THE ROSIE THE RIVETER/WWII HOME FRONT
WORKER WALL OF HONOR PROJECT
Honor a past or living WWII Home Front Worker by having a banner on our WWII Home Front Worker Wall of Honor.
Launched in 2022 for the celebration of national “Rosie theRiveter Day,” this installation project honors both past and living individual WWII Home Front Workers.
The banners are currently installed adjacent to the visitor center at Rosie the Riveter/WWII Home Front National Historical Park, and thousands of people will see and know the role your home front worker played during one of the most important eras in American history for years to come. Be a part of beautifying this section of the Bay Trail and furthering our mission of Sharing Stories and Preserving History!
ROSIE's SERVICE CORPS
In collaboration with the National Park Service at Rosie the Riveter/WWII Home Front National Historical Park and the City of Richmond, the Trust uses “Rosie” history to inspire members of Rosie’s Service Corps with the value of collaborative work, strength in serving others, and a daring vision of women’s careers.

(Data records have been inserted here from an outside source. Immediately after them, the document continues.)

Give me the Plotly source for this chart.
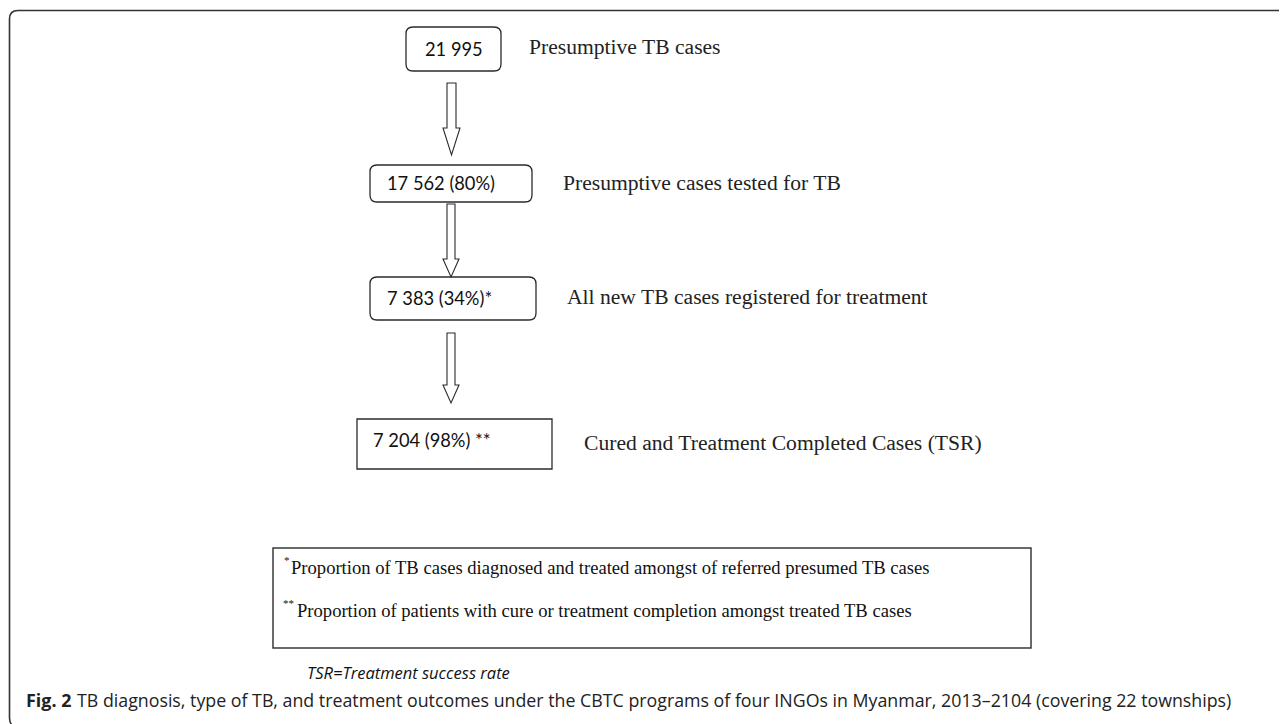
import plotly.graph_objects as go

# ---- data ----
counts = ["21 995", "17 562", "7 383", "7 204"]
percents = ["", "80%", "34%", "98%"]
marks = ["", "", "*", " **"]
stage_labels = [
    "Presumptive TB cases",
    "Presumptive cases tested for TB",
    "All new TB cases registered for treatment",
    "Cured and Treatment Completed Cases (TSR)",
]
footnote_marks = ["*", "**"]
footnote_texts = [
    "Proportion of TB cases diagnosed and treated amongst of referred presumed TB cases",
    "Proportion of patients with cure or treatment completion amongst treated TB cases",
]
abbrev_note = "TSR=Treatment success rate"
caption_bold = "Fig. 2"
caption_text = "TB diagnosis, type of TB, and treatment outcomes under the CBTC programs of four INGOs in Myanmar, 2013–2104 (covering 22 townships)"

# ---- layout geometry (pixels, y down) ----
W, H = 1287, 724
OFF = 8  # page body margin compensation
boxes = [  # x0, x1, y0, y1, rounded
    (406, 501, 27, 71, True),
    (370, 532, 165, 202, True),
    (370, 536, 277, 320, True),
    (357, 552, 419, 469, False),
]
box_text_pos = [(454, 49, "center"), (385, 183, "left"), (385, 298, "left"), (371, 440, "left")]
label_pos = [(527, 47), (561, 183), (565, 297), (582, 443)]
arrows = [  # shaft x0, x1, top, head start, head x0, x1, tip
    (447, 456, 83, 128, 443, 460, 155),
    (447, 455, 204, 259, 443, 459, 277),
    (447, 455, 333, 385, 443, 459, 403),
]
footnote_y = [567, 610]
footnote_mark_x = [283, 282]
footnote_text_x = [290, 296]

LINE = "#2b2b2b"


def rounded_path(x0, x1, y0, y1, r):
    return (f"M {x0+r},{y0} L {x1-r},{y0} Q {x1},{y0} {x1},{y0+r} "
            f"L {x1},{y1-r} Q {x1},{y1} {x1-r},{y1} L {x0+r},{y1} "
            f"Q {x0},{y1} {x0},{y1-r} L {x0},{y0+r} Q {x0},{y0} {x0+r},{y0} Z")


shapes = []
# outer frame (open on right)
shapes.append(dict(type="path",
                   path="M 1300,10.5 L 18,10.5 Q 9.5,10.5 9.5,19 L 9.5,718 Q 9.5,727 18,727 L 1300,727",
                   line=dict(color="#333333", width=1.6), xref="x", yref="y"))

for (x0, x1, y0, y1, rnd) in boxes:
    if rnd:
        shapes.append(dict(type="path", path=rounded_path(x0, x1, y0, y1, 7),
                           line=dict(color=LINE, width=1.3), xref="x", yref="y"))
    else:
        shapes.append(dict(type="rect", x0=x0, x1=x1, y0=y0, y1=y1,
                           line=dict(color=LINE, width=1.3), xref="x", yref="y"))

for (sx0, sx1, top, hy, hx0, hx1, tip) in arrows:
    cx = (hx0 + hx1) / 2
    p = (f"M {sx0},{top} L {sx1},{top} L {sx1},{hy} L {hx1},{hy} L {cx},{tip} "
         f"L {hx0},{hy} L {sx0},{hy} Z")
    shapes.append(dict(type="path", path=p, line=dict(color=LINE, width=1.1),
                       xref="x", yref="y"))

# footnote box
shapes.append(dict(type="rect", x0=273, x1=1031, y0=548, y1=648,
                   line=dict(color="#3a3a3a", width=1.5), xref="x", yref="y"))

annotations = []
for i, (c, p, m) in enumerate(zip(counts, percents, marks)):
    txt = c + (f" ({p})" if p else "") + m
    x, y, anc = box_text_pos[i]
    annotations.append(dict(x=x, y=y, text=txt, showarrow=False, xanchor=anc, yanchor="middle",
                            font=dict(family="Lato, Carlito, sans-serif", size=18.3, color="#111111")))
for lbl, (x, y) in zip(stage_labels, label_pos):
    annotations.append(dict(x=x, y=y, text=lbl, showarrow=False, xanchor="left", yanchor="middle",
                            font=dict(family="Liberation Serif, serif", size=21.6, color="#222222")))
for sym, txt, y, mx, tx in zip(footnote_marks, footnote_texts, footnote_y, footnote_mark_x, footnote_text_x):
    annotations.append(dict(x=mx, y=y - 7, text=sym, showarrow=False, xanchor="left", yanchor="middle",
                            borderpad=0,
                            font=dict(family="Liberation Serif, serif", size=11, color="#111111")))
    annotations.append(dict(x=tx, y=y, text=txt, showarrow=False, xanchor="left", yanchor="middle",
                            borderpad=0,
                            font=dict(family="Liberation Serif, serif", size=18.6, color="#111111")))
annotations.append(dict(x=305, y=672, text=abbrev_note, showarrow=False,
                        xanchor="left", yanchor="middle",
                        font=dict(family="Open Sans, sans-serif", size=16.5, color="#111111",
                                  style="italic")))
annotations.append(dict(x=24, y=700, text=caption_bold, showarrow=False,
                        xanchor="left", yanchor="middle",
                        font=dict(family="Open Sans, sans-serif", size=17.9, color="#222222",
                                  weight="bold")))
annotations.append(dict(x=75, y=700, text=caption_text, showarrow=False,
                        xanchor="left", yanchor="middle",
                        font=dict(family="Open Sans, sans-serif", size=17.8, color="#222222")))

fig = go.Figure()
fig.update_layout(
    width=W, height=H, margin=dict(l=0, r=0, t=0, b=0),
    paper_bgcolor="white", plot_bgcolor="white",
    xaxis=dict(range=[OFF, W + OFF], visible=False, fixedrange=True),
    yaxis=dict(range=[H + OFF, OFF], visible=False, fixedrange=True),
    shapes=shapes, annotations=annotations, showlegend=False,
)
fig.write_html("out.html")
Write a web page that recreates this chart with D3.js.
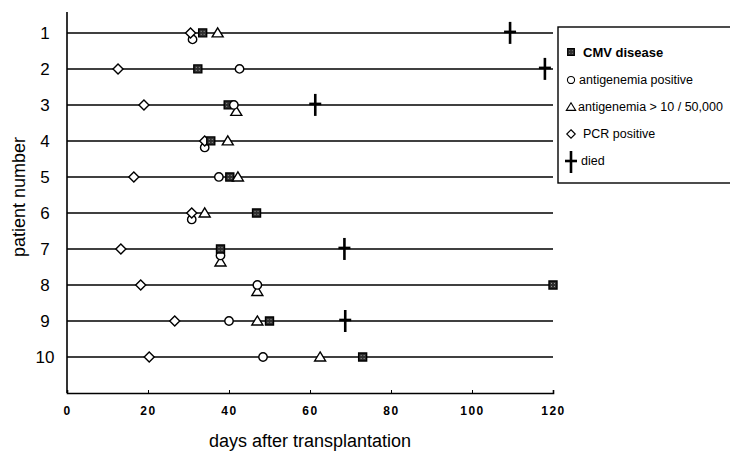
<!DOCTYPE html>
<html>
<head>
<meta charset="utf-8">
<script src="https://cdn.jsdelivr.net/npm/d3@7/dist/d3.min.js"></script>
<style>
  body { margin: 0; background: #fff; }
  svg { display: block; font-family: "Liberation Sans", Arial, sans-serif; }
</style>
</head>
<body>
<div id="chart"></div>
<script>
// patients 1..10, days after transplantation for each event (null = none)
const patients = [1, 2, 3, 4, 5, 6, 7, 8, 9, 10];
const pcrPositive     = [30.5, 12.6, 19.0, 34.0, 16.5, 30.8, 13.3, 18.2, 26.6, 20.3];
const cmvDisease      = [33.5, 32.3, 39.8, 35.5, 40.2, 46.8, 37.9, 120, 50.0, 73.0];
const antigenemiaPos  = [31.0, 42.6, 41.2, 34.0, 37.5, 30.8, 37.9, 47.0, 40.0, 48.4];
const antigenemiaHigh = [37.2, null, 41.8, 39.7, 42.2, 34.0, 37.9, 47.0, 47.0, 62.5];
const died            = [109.4, 118, 61.3, null, null, null, 68.5, null, 68.7, null];
const xTicks = [0, 20, 40, 60, 80, 100, 120];
const legendLabels = ["CMV disease", "antigenemia positive", "antigenemia > 10 / 50,000", "PCR positive", "died"];

const width = 730, height = 456;
const svg = d3.select("#chart").append("svg")
    .attr("width", width)
    .attr("height", height);

// dark fill with light speckle for the CMV squares
const defs = svg.append("defs");
const pat = defs.append("pattern")
    .attr("id", "speck")
    .attr("patternUnits", "userSpaceOnUse")
    .attr("width", 3).attr("height", 3);
pat.append("rect").attr("width", 3).attr("height", 3).attr("fill", "#2e2e2e");
pat.append("rect").attr("x", 1).attr("y", 1).attr("width", 1).attr("height", 1).attr("fill", "#9a9a9a");

const x = d3.scaleLinear().domain([0, 120]).range([67, 553]);
const y = d3.scaleLinear().domain([0.42, 11]).range([12, 393]);

// axes lines
svg.append("line")
    .attr("x1", x(0)).attr("x2", x(0))
    .attr("y1", y(0.42)).attr("y2", y(11))
    .attr("stroke", "#000").attr("stroke-width", 1.6);

const xAxis = svg.append("g")
    .attr("transform", `translate(0,${y(11)})`)
    .call(d3.axisBottom(x).tickValues(xTicks).tickSize(-3).tickPadding(13));
xAxis.select(".domain").attr("stroke", "#000").attr("stroke-width", 1.6);
xAxis.selectAll(".tick line").attr("stroke", "#000");
xAxis.selectAll(".tick text")
    .attr("font-size", 12)
    .attr("font-weight", "bold")
    .attr("letter-spacing", 1.5)
    .attr("font-family", "'Liberation Sans', Arial, sans-serif")
    .attr("fill", "#000");

// y tick labels
svg.selectAll("text.ylab")
    .data(patients)
    .enter().append("text")
    .attr("class", "ylab")
    .attr("x", 45)
    .attr("y", d => y(d))
    .attr("dy", "0.36em")
    .attr("text-anchor", "middle")
    .attr("font-size", 17)
    .text(d => d);

// patient timelines
svg.selectAll("line.row")
    .data(patients)
    .enter().append("line")
    .attr("class", "row")
    .attr("x1", x(0)).attr("x2", x(120))
    .attr("y1", d => y(d)).attr("y2", d => y(d))
    .attr("stroke", "#000").attr("stroke-width", 1.5);

// titles
svg.append("text")
    .attr("x", 310).attr("y", 447)
    .attr("text-anchor", "middle")
    .attr("font-size", 18)
    .text("days after transplantation");

svg.append("text")
    .attr("transform", "translate(25,197) rotate(-90)")
    .attr("text-anchor", "middle")
    .attr("font-size", 18)
    .text("patient number");

// marker shapes
const shapes = {
    pcr: "M0,-5L5,0L0,5L-5,0Z",
    cmv: "M-4,-4H4V4H-4Z",
    ag: d3.arc()({innerRadius: 0, outerRadius: 4.2, startAngle: 0, endAngle: 2 * Math.PI}),
    agHigh: "M0,-5L5.5,4L-5.5,4Z"
};
const fills = { pcr: "#fff", cmv: "url(#speck)", ag: "#fff", agHigh: "#fff" };
const order = { pcr: 0, cmv: 1, ag: 2, agHigh: 3 };

const series = [
    { key: "pcr", values: pcrPositive },
    { key: "cmv", values: cmvDisease },
    { key: "ag", values: antigenemiaPos },
    { key: "agHigh", values: antigenemiaHigh }
];

// collect events, stack coincident ones downward
let events = [];
patients.forEach((p, i) => {
    const row = [];
    series.forEach(s => {
        if (s.values[i] != null) row.push({ patient: p, type: s.key, day: s.values[i] });
    });
    row.sort((a, b) => a.day - b.day || order[a.type] - order[b.type]);
    row.forEach((e, j) => {
        e.level = row.slice(0, j).filter(o => Math.abs(o.day - e.day) < 1).length;
    });
    events = events.concat(row);
});
events.sort((a, b) => b.level - a.level);

svg.selectAll("path.mark")
    .data(events)
    .enter().append("path")
    .attr("class", "mark")
    .attr("d", d => shapes[d.type])
    .attr("transform", d => `translate(${x(d.day)},${y(d.patient) + d.level * 6.5})`)
    .attr("fill", d => fills[d.type])
    .attr("stroke", "#000")
    .attr("stroke-width", 1.4);

// died crosses
function cross(g) {
    g.append("line").attr("x1", 0).attr("x2", 0).attr("y1", -11).attr("y2", 11)
        .attr("stroke", "#000").attr("stroke-width", 2.6);
    g.append("line").attr("x1", -6).attr("x2", 6).attr("y1", -1).attr("y2", -1)
        .attr("stroke", "#000").attr("stroke-width", 2.6);
}
const deaths = patients.map((p, i) => ({ patient: p, day: died[i] })).filter(d => d.day != null);
deaths.forEach(d => {
    svg.append("g")
        .attr("transform", `translate(${x(d.day)},${y(d.patient)})`)
        .call(cross);
});

// legend
const legend = svg.append("g");
legend.append("rect")
    .attr("x", 558).attr("y", 27)
    .attr("width", 200).attr("height", 156)
    .attr("fill", "#fff")
    .attr("stroke", "#000").attr("stroke-width", 1.4);

const legendRows = [
    { type: "cmv", y: 52, tx: 583 },
    { type: "ag", y: 80, tx: 579 },
    { type: "agHigh", y: 107, tx: 578 },
    { type: "pcr", y: 134, tx: 583 },
    { type: "died", y: 161, tx: 581 }
];
legendRows.forEach((r, i) => {
    if (r.type === "died") {
        legend.append("g").attr("transform", `translate(571,${r.y + 1})`).call(cross);
    } else {
        legend.append("path")
            .attr("d", shapes[r.type])
            .attr("transform", `translate(571,${r.y}) scale(0.85)`)
            .attr("fill", fills[r.type])
            .attr("stroke", "#000")
            .attr("stroke-width", 1.3);
    }
    legend.append("text")
        .attr("x", r.tx).attr("y", r.y)
        .attr("dy", "0.35em")
        .attr("font-size", i === 0 ? 13 : 12.5)
        .attr("font-weight", i === 0 ? "bold" : "normal")
        .text(legendLabels[i]);
});
</script>
</body>
</html>
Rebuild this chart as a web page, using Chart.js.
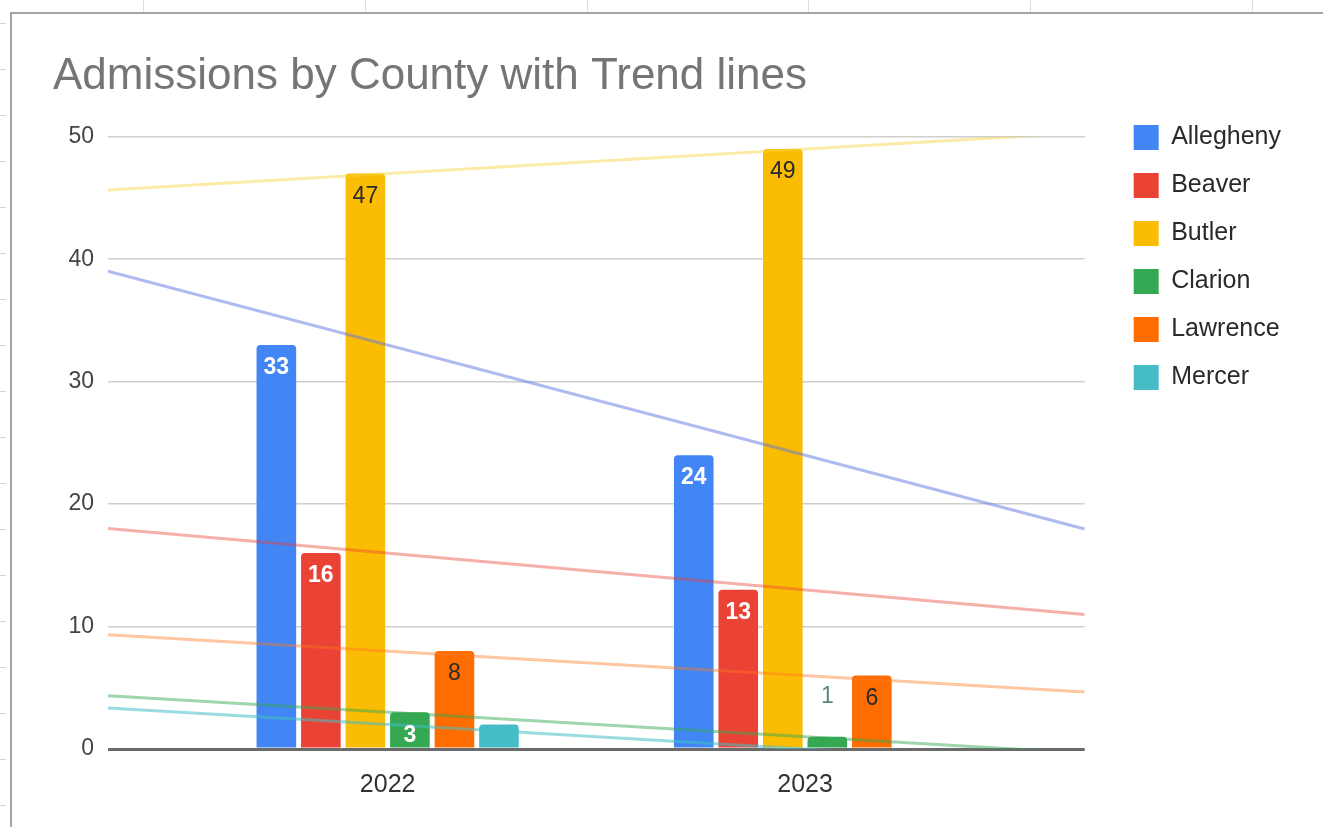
<!DOCTYPE html>
<html>
<head>
<meta charset="utf-8">
<title>Admissions by County with Trend lines</title>
<script src="https://cdn.jsdelivr.net/npm/chart.js@4.4.0/dist/chart.umd.min.js"></script>
<style>
  html, body { margin: 0; padding: 0; background: #fff; }
  body { width: 1323px; height: 827px; position: relative; overflow: hidden; }
  /* spreadsheet cells peeking out around the chart */
  .col-line { position: absolute; top: 0; height: 12px; width: 1px; background: #dcdcdc; }
  .row-ticks {
    position: absolute; left: 0; top: 0; width: 6px; height: 827px;
    background: repeating-linear-gradient(to bottom, transparent 0, transparent 23px, #d6d6d6 23px, #d6d6d6 24px, transparent 24px, transparent 46px);
  }
  .chart-frame {
    position: absolute; left: 10px; top: 12px; right: 0; bottom: 0;
    border-top: 2px solid #a3a3a3; border-left: 2px solid #a3a3a3; background: #fff;
  }
  #chart { position: absolute; left: 0; top: 0; }
</style>
</head>
<body>
<div class="row-ticks"></div>
<div class="col-line" style="left:143px"></div>
<div class="col-line" style="left:365px"></div>
<div class="col-line" style="left:587px"></div>
<div class="col-line" style="left:808px"></div>
<div class="col-line" style="left:1030px"></div>
<div class="col-line" style="left:1252px"></div>
<div class="chart-frame">
  <canvas id="chart" width="1311" height="813"></canvas>
</div>
<script>
// data
const years = [2022, 2023];
const counties = ['Allegheny', 'Beaver', 'Butler', 'Clarion', 'Lawrence', 'Mercer'];
const allegheny = [33, 24];
const beaver = [16, 13];
const butler = [47, 49];
const clarion = [3, 1];
const lawrence = [8, 6];
const mercer = [2, 0];
const yTicks = [0, 10, 20, 30, 40, 50];

// x range of the plot (years are treated as numbers so trend lines can span it)
const X_MIN = 2021.33;
const X_MAX = 2023.67;

const seriesValues = [allegheny, beaver, butler, clarion, lawrence, mercer];
const barColors = ['#4285F4', '#EA4335', '#FBBC04', '#34A853', '#FF6D01', '#46BDC6'];
const trendColors = [
  'rgba(95, 120, 225, 0.5)',
  'rgba(234, 67, 53, 0.42)',
  'rgba(245, 210, 60, 0.45)',
  'rgba(52, 168, 83, 0.48)',
  'rgba(255, 120, 30, 0.42)',
  'rgba(70, 189, 198, 0.55)'
];
// label colour inside the bar, null = no labels for that series
const labelColors = ['#ffffff', '#ffffff', '#2b2b2b', '#ffffff', '#2b2b2b', null];
const outsideLabelColors = ['#3c6fd0', '#c5392c', '#7a6000', '#5a8c74', '#b85200', '#3a9aa3'];

const FONT = "'Liberation Sans', Arial, sans-serif";
Chart.defaults.font.family = FONT;

// least squares line through a series, evaluated at the plot edges
function trendLine(values) {
  const n = years.length;
  const mx = years.reduce((a, b) => a + b, 0) / n;
  const my = values.reduce((a, b) => a + b, 0) / n;
  let sxy = 0, sxx = 0;
  years.forEach((x, i) => {
    sxy += (x - mx) * (values[i] - my);
    sxx += (x - mx) * (x - mx);
  });
  const slope = sxy / sxx;
  return [X_MIN, X_MAX].map(x => ({ x: x, y: my + slope * (x - mx) }));
}

const datasets = [];
counties.forEach((name, s) => {
  datasets.push({
    type: 'bar',
    label: name,
    data: years.map((y, i) => ({ x: y, y: seriesValues[s][i] })),
    backgroundColor: barColors[s],
    borderRadius: 4,
    borderSkipped: 'start',
    labelColor: labelColors[s],
    outsideColor: outsideLabelColors[s],
    order: 1
  });
});
counties.forEach((name, s) => {
  datasets.push({
    type: 'line',
    label: name + ' trend',
    data: trendLine(seriesValues[s]),
    borderColor: trendColors[s],
    borderWidth: 3,
    pointRadius: 0,
    fill: false,
    order: 0
  });
});

// value labels on the bars
const barLabels = {
  id: 'barLabels',
  afterDatasetsDraw(chart) {
    const ctx = chart.ctx;
    chart.data.datasets.forEach((ds, di) => {
      if (ds.type !== 'bar' || !ds.labelColor) return;
      const meta = chart.getDatasetMeta(di);
      meta.data.forEach((bar, i) => {
        const v = ds.data[i].y;
        if (!v) return;
        const h = bar.base - bar.y;
        ctx.save();
        ctx.textAlign = 'center';
        ctx.textBaseline = 'middle';
        if (h >= 34) {
          const bold = ds.labelColor === '#ffffff';
          ctx.font = (bold ? 'bold ' : '') + '23px ' + FONT;
          ctx.fillStyle = ds.labelColor;
          ctx.fillText(String(v), bar.x, bar.y + 23);
        } else {
          ctx.font = '23px ' + FONT;
          ctx.fillStyle = ds.outsideColor;
          ctx.fillText(String(v), bar.x, bar.y - 40);
        }
        ctx.restore();
      });
    });
  }
};

new Chart(document.getElementById('chart'), {
  type: 'bar',
  data: { datasets: datasets },
  plugins: [barLabels],
  options: {
    responsive: false,
    animation: false,
    devicePixelRatio: 1,
    categoryPercentage: 0.64,
    barPercentage: 0.89,
    layout: { padding: { left: 41, right: 32, top: 0, bottom: 6 } },
    plugins: {
      title: {
        display: true,
        text: 'Admissions by County with Trend lines',
        align: 'start',
        color: '#757575',
        font: { size: 44, weight: 'normal', family: FONT },
        padding: { top: 36, bottom: 34 }
      },
      legend: {
        position: 'right',
        align: 'start',
        title: { display: true, text: '', padding: { top: 78, bottom: 0 }, font: { size: 10, lineHeight: 1 } },
        labels: {
          boxWidth: 25,
          boxHeight: 25,
          padding: 23,
          color: '#2a2a2a',
          font: { size: 25, family: FONT },
          filter: item => item.datasetIndex < counties.length
        }
      },
      tooltip: { enabled: false }
    },
    scales: {
      x: {
        type: 'linear',
        min: X_MIN,
        max: X_MAX,
        offset: false,
        afterBuildTicks: scale => { scale.ticks = years.map(v => ({ value: v })); },
        ticks: {
          callback: v => String(v),
          color: '#333333',
          font: { size: 25 },
          padding: 21,
          maxRotation: 0
        },
        grid: { display: false, drawTicks: false, offset: false },
        border: { display: false }
      },
      y: {
        min: 0,
        max: 50,
        afterBuildTicks: scale => { scale.ticks = yTicks.map(v => ({ value: v })); },
        afterFit: scale => { scale.width = 55; },
        ticks: {
          color: '#444444',
          font: { size: 23 },
          padding: 14
        },
        grid: {
          drawTicks: false,
          color: c => (c.tick && c.tick.value === 0) ? '#6a6a6a' : '#cfcfcf',
          lineWidth: c => (c.tick && c.tick.value === 0) ? 3 : 1.5
        },
        border: { display: false }
      },
      gap: {
        // spacer between plot and legend
        type: 'linear',
        position: 'right',
        display: true,
        afterFit: scale => { scale.width = 26; },
        ticks: { display: false },
        grid: { display: false, drawTicks: false },
        border: { display: false }
      }
    }
  }
});
</script>
</body>
</html>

Rosie's Service Corps is comprised of:
Rosie’s Career Preparedness Program focuses on career education and awareness, as well as an introduction to the trades, power tools, and learning power skills. Students participate in “We Can Do It: SMART Goal Setting” and “Power Tools for Building a Resume”, as well as Financial Literacy. Students have the opportunity to meet guest speakers from the trades and non-traditional work opportunities, attend field trips, and participate in career fairs.
Rosie’s Service Corps Summer Camp: A 5-week camp for 12–15-year-old girls/girl-inclusive youth aimed at building self-confidence, career skills, and trades training, as well as exposure to the outdoors and a wider horizon for what young girls can be and can do in their lives.
EVERY KID OUTDOORS
Our Every Kid Outdoors program (formerly known as Every Kid in a Park) provides thousands of fourth graders with a chance to learn important WWII and social change history, a healthy one mile hike on the Bay Trail, and an opportunity to understand the joy of the outdoors and the need to protect natural treasures like San Francisco Bay. Every child also receives a one year pass to visit any national park for free with their family. The Trust brings more than 1200 children from underserved classrooms to the park each year by providing funding for bus transportation. For many, it’s their only field trip in a school year.
SCHOOL PROGRAMS AND EDUCATION FOR TEACHERS
Thanks to the National Park Foundation’s Open Outdoors for Kids grant, we have created hybrid programming (part in-person as Covid allows and part virtual) for 4th-8th graders with the mission to connect students, teachers and families to national parks in meaningful ways. Our project is called “Saving history before it is gone." We invite students to engage with Rosies to capture and record their authentic lived experience, and thereby teach the students what history is, whose voices are represented, and how history gets created. The students are then asked to take learned documentary concepts to their own families and communities and to create oral histories based on who in their own lives is an older person (grandparent, great-grandparent, etc) whose story they could capture, thus being the documentarian for their own family. We are currently working with 94 students.